INFORMATION PROVIDED
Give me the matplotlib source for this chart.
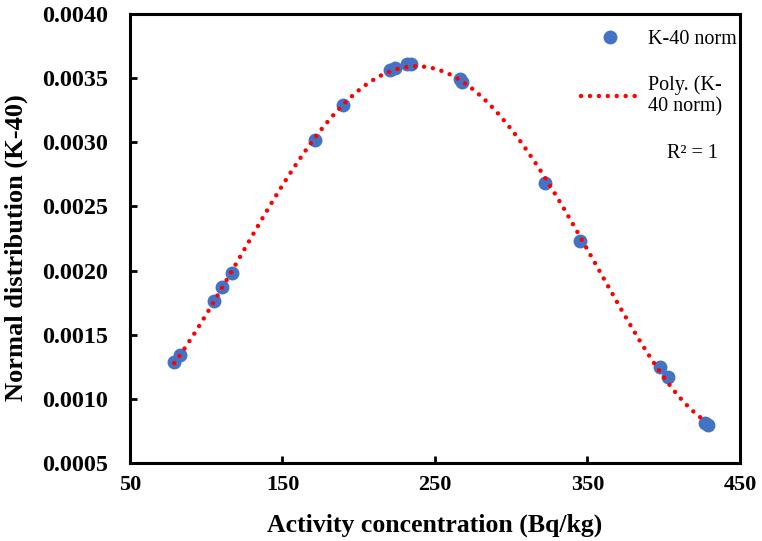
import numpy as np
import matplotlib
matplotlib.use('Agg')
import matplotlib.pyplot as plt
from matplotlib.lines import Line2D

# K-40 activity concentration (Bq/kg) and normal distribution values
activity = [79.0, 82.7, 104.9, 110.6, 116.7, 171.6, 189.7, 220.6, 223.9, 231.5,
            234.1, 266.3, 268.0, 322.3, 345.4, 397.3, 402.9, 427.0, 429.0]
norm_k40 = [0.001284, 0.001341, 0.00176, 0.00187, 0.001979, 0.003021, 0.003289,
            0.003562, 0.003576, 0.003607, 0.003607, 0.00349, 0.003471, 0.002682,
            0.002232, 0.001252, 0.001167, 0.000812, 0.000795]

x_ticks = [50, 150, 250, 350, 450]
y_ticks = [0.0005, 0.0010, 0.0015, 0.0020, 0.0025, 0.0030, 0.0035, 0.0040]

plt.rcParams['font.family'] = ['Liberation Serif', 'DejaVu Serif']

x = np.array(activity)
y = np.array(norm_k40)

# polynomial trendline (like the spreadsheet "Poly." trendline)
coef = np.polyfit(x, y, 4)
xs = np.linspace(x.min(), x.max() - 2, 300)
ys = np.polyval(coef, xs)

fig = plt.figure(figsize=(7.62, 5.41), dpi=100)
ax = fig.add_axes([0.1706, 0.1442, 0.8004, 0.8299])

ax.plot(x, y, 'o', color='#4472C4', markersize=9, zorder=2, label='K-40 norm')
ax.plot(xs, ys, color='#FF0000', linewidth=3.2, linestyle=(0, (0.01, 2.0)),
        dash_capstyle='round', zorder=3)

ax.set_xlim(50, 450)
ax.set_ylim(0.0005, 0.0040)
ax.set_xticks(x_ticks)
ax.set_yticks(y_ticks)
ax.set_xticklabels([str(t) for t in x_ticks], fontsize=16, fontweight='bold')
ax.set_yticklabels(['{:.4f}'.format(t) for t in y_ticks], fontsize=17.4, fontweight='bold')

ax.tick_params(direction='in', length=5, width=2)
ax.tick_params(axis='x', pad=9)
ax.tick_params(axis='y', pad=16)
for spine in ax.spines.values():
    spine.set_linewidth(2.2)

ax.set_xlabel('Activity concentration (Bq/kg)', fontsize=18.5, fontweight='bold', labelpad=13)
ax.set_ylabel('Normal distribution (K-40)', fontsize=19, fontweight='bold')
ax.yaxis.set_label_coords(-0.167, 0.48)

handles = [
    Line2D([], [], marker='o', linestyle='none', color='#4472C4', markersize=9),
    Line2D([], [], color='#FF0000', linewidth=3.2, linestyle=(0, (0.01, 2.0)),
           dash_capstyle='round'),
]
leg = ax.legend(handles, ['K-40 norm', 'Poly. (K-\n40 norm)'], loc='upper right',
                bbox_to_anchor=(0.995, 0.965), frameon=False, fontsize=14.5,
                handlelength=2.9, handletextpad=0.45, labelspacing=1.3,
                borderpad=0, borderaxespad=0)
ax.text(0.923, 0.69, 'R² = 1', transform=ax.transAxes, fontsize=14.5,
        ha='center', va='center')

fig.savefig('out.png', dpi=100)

GIVEN REQUEST
Leave out the pictures, then repeat the listing above exactly from its first line to the line with "from matplotlib.lines import Line2D", inclusive.

SOLVED PROBLEM
Give me the matplotlib source for this chart.
import numpy as np
import matplotlib
matplotlib.use('Agg')
import matplotlib.pyplot as plt
from matplotlib.lines import Line2D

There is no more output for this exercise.